A book obituary

There are many casualties of moving. Furniture. Drywall. Marriages. My husband and I have boxed our belongings and moved homes six separate times during our life together. It’s a consequence of living in three different provinces in 10 years. And each time, it gets harder and harder to unpack each and every box. Even important items are forgotten, replaced and left for dead in a plastic bin labeled, “Computer Junk.”

Most of the time these abandoned items are just that, junk. I don’t think we’ll ever again need that snake pit of cords from our apartment in Southwestern Ontario circa 2005. But sometimes, these abandoned items are treasures, waiting to be remembered and returned to their former glory.

On a particularly thorough hunt for a pair of ice skates, I came across one of my precious treasures: my boxes and boxes of books. I hadn’t unpacked them since our most recent move, in anticipation of the floor-to-ceiling bookshelves I would build. Well, it’s been more than two years, and my extravagant bookshelves exist only on my Pinterest board titled, “Bookshelves.” And today, when I opened one of these boxes of beautiful books to let them breathe, I made a horrifying discovery.

Mildew. Mold. Moisture. Everywhere.

I even shoved my nose deep into the binding of book after book, for a whiff of hope that these books could be recovered. I’m not sure they can. I think my books are too far-gone. And now, I’m in mourning.

So in memory of my moldy books, I thought I would compile a list of titles that I read, and loved, and that deserved so much more.

The Year of Magical Thinking by Joan Didion

I’ve read this book three times, and each time it’s held a different meaning. Joan Didion is one of my all-time favourite writers. A giant. An inspiration. A legend. This is a gorgeous book about grief and loss, which is ironic, because now, it’s gone. Goodbye, beautiful book.

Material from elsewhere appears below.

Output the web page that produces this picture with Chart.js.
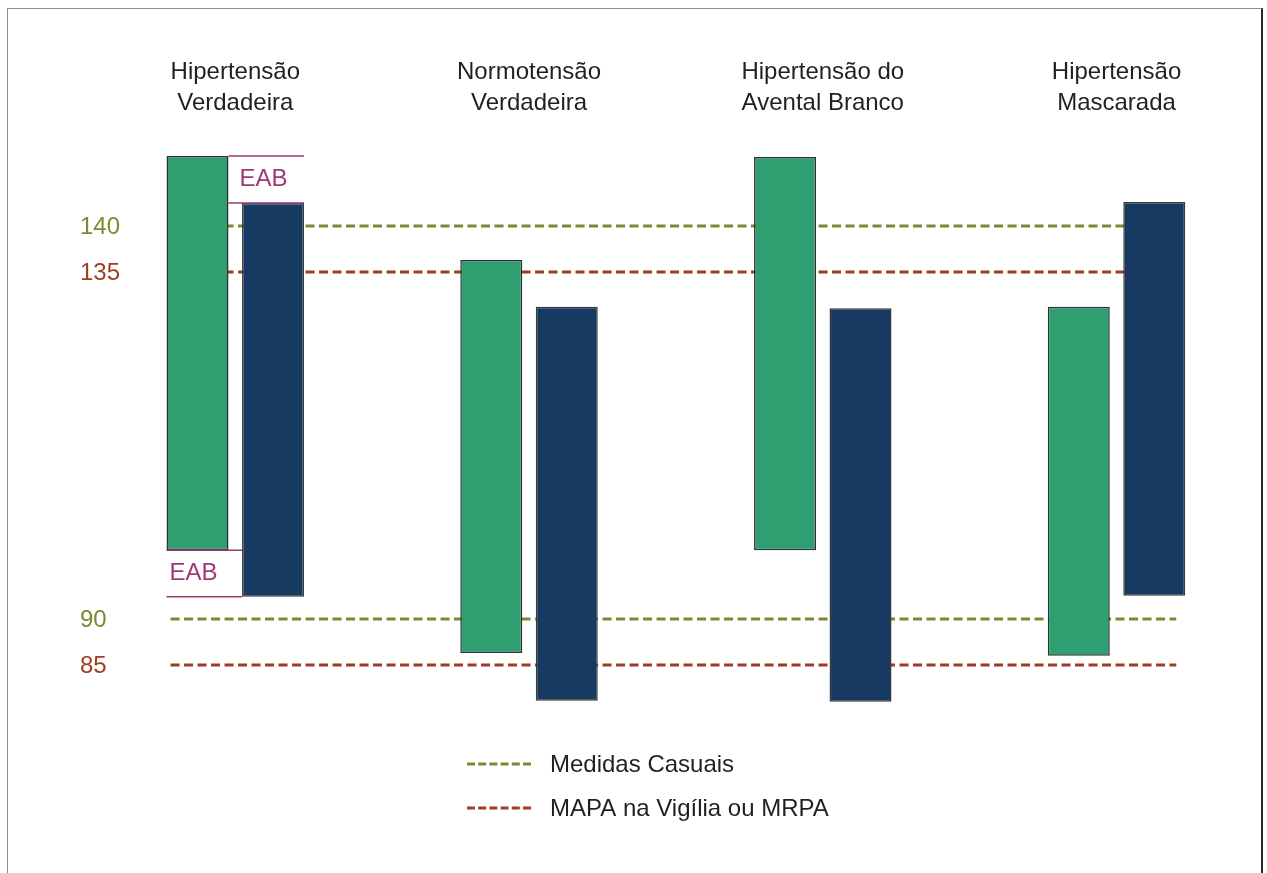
<!DOCTYPE html>
<html lang="pt">
<head>
<meta charset="utf-8">
<title>Hipertensão: medidas casuais e MAPA/MRPA</title>
<script src="https://cdn.jsdelivr.net/npm/chart.js@4.4.1/dist/chart.umd.min.js"></script>
<style>
    html, body {
        margin: 0;
        padding: 0;
        background: #fff;
        width: 1267px;
        height: 873px;
        overflow: hidden;
    }
    #frame {
        position: absolute;
        left: 7px;
        top: 8px;
        width: 1256px;
        height: 900px;
        box-sizing: border-box;
        border: 1px solid #8c8c8c;
        border-right: 2px solid #2a2a2a;
    }
    #chart {
        position: absolute;
        left: 0;
        top: 0;
    }
</style>
</head>
<body>
<div id="frame"></div>
<canvas id="chart" width="1267" height="873"></canvas>
<script>
// Categories (two-line titles above each group)
const categories = [
    ['Hipertensão', 'Verdadeira'],
    ['Normotensão', 'Verdadeira'],
    ['Hipertensão do', 'Avental Branco'],
    ['Hipertensão', 'Mascarada']
];

// Casual (office) measurements - green bars, [low, high]
const casualLow = [98.9, 86.3, 98.9, 86.0];
const casualHigh = [147.6, 136.3, 147.5, 130.5];

// MAPA / MRPA - blue bars, [low, high]
const mapaLow = [92.9, 81.1, 81.0, 93.0];
const mapaHigh = [142.5, 130.5, 130.3, 142.6];

// Threshold lines
const casualLimits = [140, 90];
const mapaLimits = [135, 85];
const yTicks = [140, 135, 90, 85];

const legendLabels = ['Medidas Casuais', 'MAPA na Vigília ou MRPA'];
const eabLabel = 'EAB';

const GREEN = '#2f9e70';
const BLUE = '#173a63';
const OLIVE = '#7e8832';
const RUST = '#a03d20';
const MAGENTA = '#9c3a74';
const TEXT = '#231f20';
const FONT = '"Liberation Sans", Arial, sans-serif';

// The figure is schematic: the span between 90 and 135 is drawn squeezed
const MID_SQUEEZE = 0.8382;

function warp(v) {
    if (v <= 90) return v;
    if (v <= 135) return 90 + (v - 90) * MID_SQUEEZE;
    return 90 + 45 * MID_SQUEEZE + (v - 135);
}

function unwarp(w) {
    const top = 90 + 45 * MID_SQUEEZE;
    if (w <= 90) return w;
    if (w <= top) return 90 + (w - 90) / MID_SQUEEZE;
    return 135 + (w - top);
}

const BaseLinear = Chart.LinearScale || Chart.registry.getScale('linear');

class SqueezedScale extends BaseLinear {
    configure() {
        super.configure();
        this._startValue = warp(this.min);
        this._valueRange = warp(this.max) - warp(this.min);
    }
    getPixelForValue(value) {
        return value === null ? NaN : super.getPixelForValue(warp(value));
    }
    getValueForPixel(pixel) {
        return unwarp(super.getValueForPixel(pixel));
    }
}
SqueezedScale.id = 'squeezed';
SqueezedScale.defaults = BaseLinear.defaults;
Chart.register(SqueezedScale);

// Dashed reference lines, drawn under the bars
const thresholdPlugin = {
    id: 'thresholds',
    beforeDatasetsDraw(chart) {
        const ctx = chart.ctx;
        const y = chart.scales.y;
        const first = chart.getDatasetMeta(0).data[0];
        const lastMeta = chart.getDatasetMeta(1).data;
        const last = lastMeta[lastMeta.length - 1];
        const x0 = first.x - first.width / 2 + 4;
        const x1 = last.x + last.width / 2 - 9;

        const drawSet = values => {
            values.forEach(v => {
                const py = y.getPixelForValue(v);
                ctx.beginPath();
                ctx.moveTo(x0, py);
                ctx.lineTo(x1, py);
                ctx.stroke();
            });
        };

        ctx.save();
        ctx.lineWidth = 3;
        ctx.setLineDash([9, 4.5]);
        ctx.strokeStyle = OLIVE;
        drawSet(casualLimits);
        ctx.strokeStyle = RUST;
        drawSet(mapaLimits);
        ctx.restore();
    }
};

// "EAB" brackets on the first group
const eabPlugin = {
    id: 'eab',
    afterDatasetsDraw(chart) {
        const ctx = chart.ctx;
        const g = chart.getDatasetMeta(0).data[0];
        const b = chart.getDatasetMeta(1).data[0];
        const gLeft = g.x - g.width / 2;
        const gRight = g.x + g.width / 2;
        const bLeft = b.x - b.width / 2;
        const bRight = b.x + b.width / 2;

        ctx.save();
        ctx.strokeStyle = MAGENTA;
        ctx.lineWidth = 1.5;
        ctx.beginPath();
        // top: casual high vs MAPA high
        ctx.moveTo(gRight, g.y); ctx.lineTo(bRight, g.y);
        ctx.moveTo(gRight, b.y); ctx.lineTo(bRight, b.y);
        // bottom: casual low vs MAPA low
        ctx.moveTo(gLeft, g.base); ctx.lineTo(bLeft, g.base);
        ctx.moveTo(gLeft, b.base); ctx.lineTo(bLeft, b.base);
        ctx.stroke();

        ctx.fillStyle = MAGENTA;
        ctx.font = '24px ' + FONT;
        ctx.textBaseline = 'middle';
        ctx.textAlign = 'left';
        ctx.fillText(eabLabel, gRight + 11, (g.y + b.y) / 2);
        ctx.fillText(eabLabel, gLeft + 3, (g.base + b.base) / 2);
        ctx.restore();
    }
};

// Coloured value labels on the left and the legend below
const labelsPlugin = {
    id: 'labels',
    afterDraw(chart) {
        const ctx = chart.ctx;
        const y = chart.scales.y;
        ctx.save();
        ctx.font = '24px ' + FONT;
        ctx.textBaseline = 'middle';
        ctx.textAlign = 'left';
        yTicks.forEach(v => {
            ctx.fillStyle = casualLimits.includes(v) ? OLIVE : RUST;
            ctx.fillText(String(v), 80, y.getPixelForValue(v) + 1);
        });

        const colors = [OLIVE, RUST];
        legendLabels.forEach((label, i) => {
            const ly = 764 + i * 44;
            ctx.strokeStyle = colors[i];
            ctx.lineWidth = 3;
            ctx.setLineDash([8, 3.2]);
            ctx.beginPath();
            ctx.moveTo(467, ly);
            ctx.lineTo(531, ly);
            ctx.stroke();
            ctx.fillStyle = TEXT;
            ctx.fillText(label, 550, ly + 1);
        });
        ctx.restore();
    }
};

const ctx = document.getElementById('chart').getContext('2d');
new Chart(ctx, {
    type: 'bar',
    data: {
        labels: categories,
        datasets: [
            {
                label: 'Medidas Casuais',
                data: casualLow.map((lo, i) => [lo, casualHigh[i]]),
                backgroundColor: GREEN,
                borderColor: '#303030',
                borderWidth: 1.5,
                borderSkipped: false,
                categoryPercentage: 0.514,
                barPercentage: 0.821
            },
            {
                label: 'MAPA na Vigília ou MRPA',
                data: mapaLow.map((lo, i) => [lo, mapaHigh[i]]),
                backgroundColor: BLUE,
                borderColor: '#3a3a3a',
                borderWidth: 1.5,
                borderSkipped: false,
                categoryPercentage: 0.514,
                barPercentage: 0.821
            }
        ]
    },
    options: {
        responsive: false,
        animation: false,
        layout: {
            padding: { left: 88.4, right: 3.6, top: 46.4, bottom: 153 }
        },
        plugins: {
            legend: { display: false },
            tooltip: { enabled: false }
        },
        scales: {
            x: {
                position: 'top',
                grid: { display: false, drawTicks: false },
                border: { display: false },
                ticks: {
                    color: TEXT,
                    font: { family: FONT, size: 24, lineHeight: 1.3 },
                    padding: 10.6,
                    maxRotation: 0,
                    autoSkip: false
                }
            },
            y: {
                type: 'squeezed',
                min: 79.02,
                max: 150.44,
                display: false
            }
        }
    },
    plugins: [thresholdPlugin, eabPlugin, labelsPlugin]
});
</script>
</body>
</html>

Let’s Pretend This Never Happened by Jenny Lawson

Without a doubt, this is the funniest book I have ever read. Gut-busting. I don’t remember each individual story in this book (even though I’ve read it multiple times, each time as funny as the last) but I remember the experience of reading this book. Which at one point involved me falling off my bed in a fit of tearful laughter. I haven’t read her long awaited follow up, Furiously Happy, but I’m furiously curious if it will end up in my Christmas stocking. Cheerio, funny friend.

February by Lisa Moore

This book killed me. Seriously, I lay dead. It was just so beautifully and captivatingly written. I loved every line, every passage, every expertly elicited emotion. Its characters and setting and sentimentality gave me the deep, deep feels. Fair winds and following seas, February.

The Sweetness At the Bottom of the Pie by Alan Bradley

No, no, not Flavia de Luce! This unassuming book got me hooked on the genius that is Alan Bradley, and I fear that when I open the other four boxes of books in our basement, I’ll discover that several other Falvia adventures will also be marred with mildew. If only I had the wit and wisdom of this tenacious eleven-year-old to have properly stored these treasures in the first place. Alas. Until we meet again, young Flavia. Until we meet again.